Quick start

Basic example

We have a collection of movies and know that some of them are duplicates. In order to identify these duplicates we define a set of rules that decide whether two movies match or not. The rule set may look like this:

rules_text = """
discarded: Those whose titles are very different
titles.similarity <= 50
=> mismatch

perfect: Those matching almost perfectly
titles.similarity >= 90 and years.difference < 2
=> match
"""

After assigning the rule definition to a string variable, it must be compiled into its equivalent object representation as follows:

from mucho.dsl.compiler import Compiler

rules_text = """
discarded: Those whose titles are very different
titles.similarity <= 50
=> mismatch

perfect: Those matching almost perfectly
titles.similarity >= 90 and years.difference < 2
=> match
"""

compiler = Compiler()
rules = compiler.compile(rules_text, debug=True)

Let’s evaluate the rules to determine if two specific movies are a match. To do so we need some context telling properties about the result of comparing the movies:

from mucho.comparison import ComparisonResult
from mucho.dsl.compiler import Compiler

rules_text = """
discarded: Those whose titles are very different
titles.similarity <= 50
=> mismatch

perfect: Those matching almost perfectly
titles.similarity >= 90 and years.difference < 2
=> match
"""

compiler = Compiler()
rules = compiler.compile(rules_text, debug=True)

context = ComparisonResult(
    titles=ComparisionResult(similarity=95),
    years=ComparisonResult(difference=1))

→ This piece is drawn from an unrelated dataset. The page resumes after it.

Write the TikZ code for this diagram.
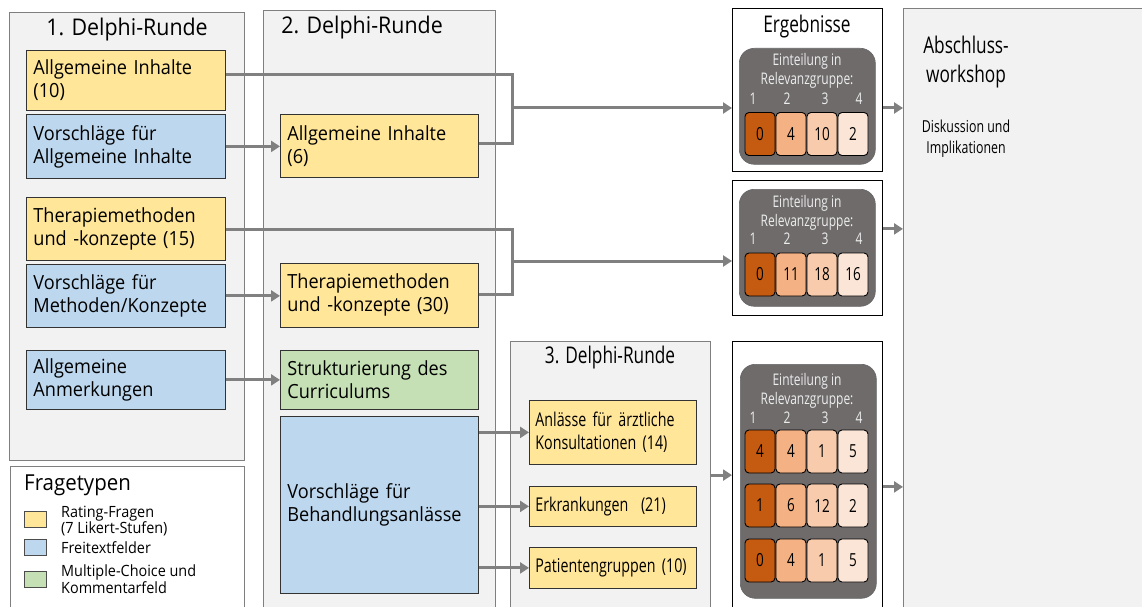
\documentclass[tikz,border=0pt]{standalone}
\usepackage{fontspec}
\setmainfont{Open Sans}[FakeStretch=0.93]
\newfontfamily\condfont{Open Sans}[FakeStretch=0.75]
\usetikzlibrary{arrows.meta}
\definecolor{panelgray}{HTML}{F2F2F2}
\definecolor{framegray}{HTML}{7F7F7F}
\definecolor{linkgray}{HTML}{808080}
\definecolor{qyellow}{HTML}{FFE699}
\definecolor{qblue}{HTML}{BDD7EE}
\definecolor{qgreen}{HTML}{C5E0B4}
\definecolor{relgray}{HTML}{6F6B6B}
\definecolor{reltext}{HTML}{EDEDED}
\definecolor{rel1}{HTML}{C55A11}
\definecolor{rel2}{HTML}{F4B183}
\definecolor{rel3}{HTML}{F8CBAD}
\definecolor{rel4}{HTML}{FBE5D6}
\newcommand\boxfont{\fontsize{19.5}{23}\selectfont}
\newcommand\titlefont{\fontsize{23}{26}\selectfont}
\newcommand\legfont{\fontsize{15.5}{14}\selectfont}
\newcommand\relfont{\condfont\fontsize{16}{19}\selectfont}
\tikzset{
  panel/.style={draw=framegray, fill=panelgray, line width=1.2pt, anchor=north west, inner sep=0pt},
  resbox/.style={draw=black, fill=white, line width=0.8pt, anchor=north west, inner sep=0pt},
  qbox/.style={draw=black!80, line width=0.8pt, anchor=north west, align=left,
    inner xsep=7pt, inner ysep=2pt, font=\boxfont, text width=185pt},
  ybox/.style={qbox, fill=qyellow},
  bbox/.style={qbox, fill=qblue},
  gbox/.style={qbox, fill=qgreen},
  roundtitle/.style={font=\titlefont, inner sep=0pt},
  relbox/.style={fill=relgray, draw=black!60, line width=0.6pt, rounded corners=15pt,
    anchor=north west, minimum width=136pt, inner sep=0pt},
  reltxt/.style={text=reltext, font=\relfont, align=center, inner sep=0pt},
  cell/.style={draw=black, line width=0.9pt, rounded corners=4pt, minimum width=30pt,
    minimum height=43pt, inner sep=0pt, font=\condfont\fontsize{18}{20}\selectfont},
  swatch/.style={draw=black!70, line width=0.8pt, anchor=north west, minimum width=22pt,
    minimum height=16pt, inner sep=0pt},
  legtxt/.style={font=\legfont, anchor=west, align=left, inner sep=0pt},
  link/.style={draw=linkgray, line width=3pt},
  arr/.style={link, -{Triangle[length=9pt, width=11pt]}}
}
\begin{document}
\begin{tikzpicture}[x=1pt, y=-1pt]
\useasboundingbox (0,0) rectangle (1142,607);
% Panels
\node[panel, minimum width=235pt, minimum height=448pt] (rnd1) at (9,12) {};
\node[panel, minimum width=232pt, minimum height=605pt] (rnd2) at (263,10) {};
\node[panel, minimum width=200pt, minimum height=275pt] (rnd3) at (510,341) {};
\node[panel, fill=white, minimum width=234pt, minimum height=150pt] (leg) at (10,466) {};
\node[resbox, minimum width=150pt, minimum height=163pt] (res1) at (732,8) {};
\node[resbox, minimum width=150pt, minimum height=135pt] (res2) at (732,180) {};
\node[resbox, minimum width=150pt, minimum height=275pt] (res3) at (732,341) {};
\node[panel, minimum width=250pt, minimum height=610pt] (fin) at (903,8) {};
% Titles
\node[roundtitle] (t1) at (127,30) {1. Delphi-Runde};
\node[roundtitle] (t2) at (362,28) {2. Delphi-Runde};
\node[roundtitle, font=\condfont\fontsize{23}{26}\selectfont] (t3) at (610,358) {3. Delphi-Runde};
\node[roundtitle, font=\condfont\fontsize{23}{26}\selectfont] (tres) at (807,27) {Ergebnisse};
\node[roundtitle, font=\fontsize{22}{26}\selectfont, anchor=west] (tleg) at (24,485) {Fragetypen};
\node[font=\condfont\fontsize{23}{29}\selectfont, align=center, inner sep=0pt] (tfin) at (966,62) {Abschluss-\\workshop};
\node[font=\condfont\fontsize{16.5}{21}\selectfont, align=center, inner sep=0pt] (dfin) at (966,139) {Diskussion und\\Implikationen};
% Connectors
\coordinate (j1) at (512,108);
\coordinate (j2) at (512,261);
\draw[link] (26+199,75) coordinate (ai10out) -| (j1) |- (478,143) coordinate (ai6out);
\draw[link] (26+199,229) coordinate (t15out) -| (j2) |- (478,294) coordinate (t30out);
\draw[arr] (j1) -- (j1 -| res1.west);
\draw[arr] (j2) -- (j2 -| res2.west);
\draw[arr] (j1 -| res1.east) -- (j1 -| fin.west);
\draw[arr] ([yshift=19pt]res2.east) -- ([yshift=19pt]res2.east -| fin.west);
\draw[arr] ([yshift=-8pt]res3.east) -- ([yshift=-8pt]res3.east -| fin.west);
\draw[arr] ([yshift=4pt]rnd3.east) -- ([yshift=4pt]rnd3.east -| res3.west);
% Round 1
\node[ybox, minimum height=60pt] (ai10) at (26,50) {Allgemeine Inhalte\\(10)};
\node[bbox, minimum height=64pt] (vai) at (26,114) {Vorschläge für\\Allgemeine Inhalte};
\node[ybox, minimum height=63pt] (t15) at (26,197) {Therapiemethoden\\und -konzepte (15)};
\node[bbox, minimum height=63pt] (vmk) at (26,264) {Vorschläge für\\Methoden/Konzepte};
\node[bbox, minimum height=59pt] (aa) at (26,350) {Allgemeine\\Anmerkungen};
% Round 2
\node[ybox, text width=184pt, minimum height=63pt] (ai6) at (280,114) {Allgemeine Inhalte\\(6)};
\node[ybox, text width=184pt, minimum height=64pt] (t30) at (280,263) {Therapiemethoden\\und -konzepte (30)};
\node[gbox, text width=184pt, minimum height=59pt] (struc) at (280,350) {Strukturierung des\\Curriculums};
\node[bbox, text width=184pt, minimum height=177pt] (vb) at (280,416) {Vorschläge für\\Behandlungsanlässe};
% Round 3
\tikzset{r3/.style={ybox, text width=155pt, inner xsep=6pt, font=\condfont\fontsize{19}{23}\selectfont}}
\node[r3, minimum height=64pt] (a14) at (529,400) {Anlässe für ärztliche\\Konsultationen (14)};
\node[r3, minimum height=40pt] (e21) at (529,486) {Erkrankungen~ (21)};
\node[r3, minimum height=41pt] (p10) at (529,547) {Patientengruppen (10)};
\draw[arr] (vai) -- (ai6.west |- vai.east);
\draw[arr] (vmk) -- (t30.west |- vmk.east);
\draw[arr] (aa) -- (struc);
\draw[arr] (vb.east |- a14.west) -- (a14.west);
\draw[arr] (vb.east |- e21.west) -- (e21.west);
\draw[arr] (vb.east |- p10.west) -- (p10.west);
% Results
\node[relbox, minimum height=116pt] (g1) at (739,48) {};
\node[relbox, minimum height=117pt] (g2) at (739,189) {};
\node[relbox, minimum height=234pt] (g3) at (740,364) {};
\node[reltxt] (g1t) at (807,71) {Einteilung in\\Relevanzgruppe:};
\node[reltxt] (g2t) at (807,213) {Einteilung in\\Relevanzgruppe:};
\node[reltxt] (g3t) at (807,391) {Einteilung in\\Relevanzgruppe:};
\foreach \n/\x in {1/753,2/787,3/825,4/859} {
  \node[reltxt] (g1h\n) at (\x,99) {\n};
  \node[reltxt] (g2h\n) at (\x,239) {\n};
  \node[reltxt] (g3h\n) at (\x,418) {\n};
}
\foreach \v [count=\i] in {0,4,10,2}
  \node[cell, fill=rel\i] (c1\i) at (729+31*\i,134) {\v};
\foreach \v [count=\i] in {0,11,18,16}
  \node[cell, fill=rel\i] (c2\i) at (729+31*\i,274.5) {\v};
\foreach \v [count=\i] in {4,4,1,5}
  \node[cell, fill=rel\i] (c3\i) at (729+31*\i,451.5) {\v};
\foreach \v [count=\i] in {1,6,12,2}
  \node[cell, fill=rel\i] (c4\i) at (729+31*\i,505.5) {\v};
\foreach \v [count=\i] in {0,4,1,5}
  \node[cell, fill=rel\i] (c5\i) at (729+31*\i,560.5) {\v};
% Legend
\node[swatch, fill=qyellow] (sy) at (24,511) {};
\node[swatch, fill=qblue] (sb) at (24,539) {};
\node[swatch, fill=qgreen] (sg) at (24,571) {};
\node[legtxt] (ly) at (61,521) {Rating-Fragen\\(7 Likert-Stufen)};
\node[legtxt] (lb) at (61,548) {Freitextfelder};
\node[legtxt] (lg) at (61,579) {Multiple-Choice und\\Kommentarfeld};
\end{tikzpicture}
\end{document}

Once the context is available and the rule set is compiled, the mucho virtual machine can perform the evaluation:

from mucho.comparison import ComparisonResult
from mucho.dsl.compiler import Compiler
from mucho.dsl.virtualmachine import VirtualMachine

rules_text = """
discarded: Those whose titles are very different
titles.similarity <= 50
=> mismatch

perfect: Those matching almost perfectly
titles.similarity >= 90 and years.difference < 2
=> match
"""

compiler = Compiler()
rules = compiler.compile(rules_text, debug=True)

context = ComparisonResult(
    titles=ComparisionResult(similarity=95),
    years=ComparisonResult(difference=1))

virtual_machine = VirtualMachine()
satisfied_rule = virtual_machine.run(rules, context)
if satisfied_rule:
    print("Rule '{0}' was satisfied with result: {1}".format(
        satisfied_rule.id, satisfied_rule.result.value))
else:
    print("No rule was satisfied")

The rule with name perfect was satisfied by the context, meaning that the two movies whose comparison result was used in the evaluation are a match.

The comparison result used as evaluation context can be obtained in many different ways. Mucho provides an approach to define comparators that obtain this result.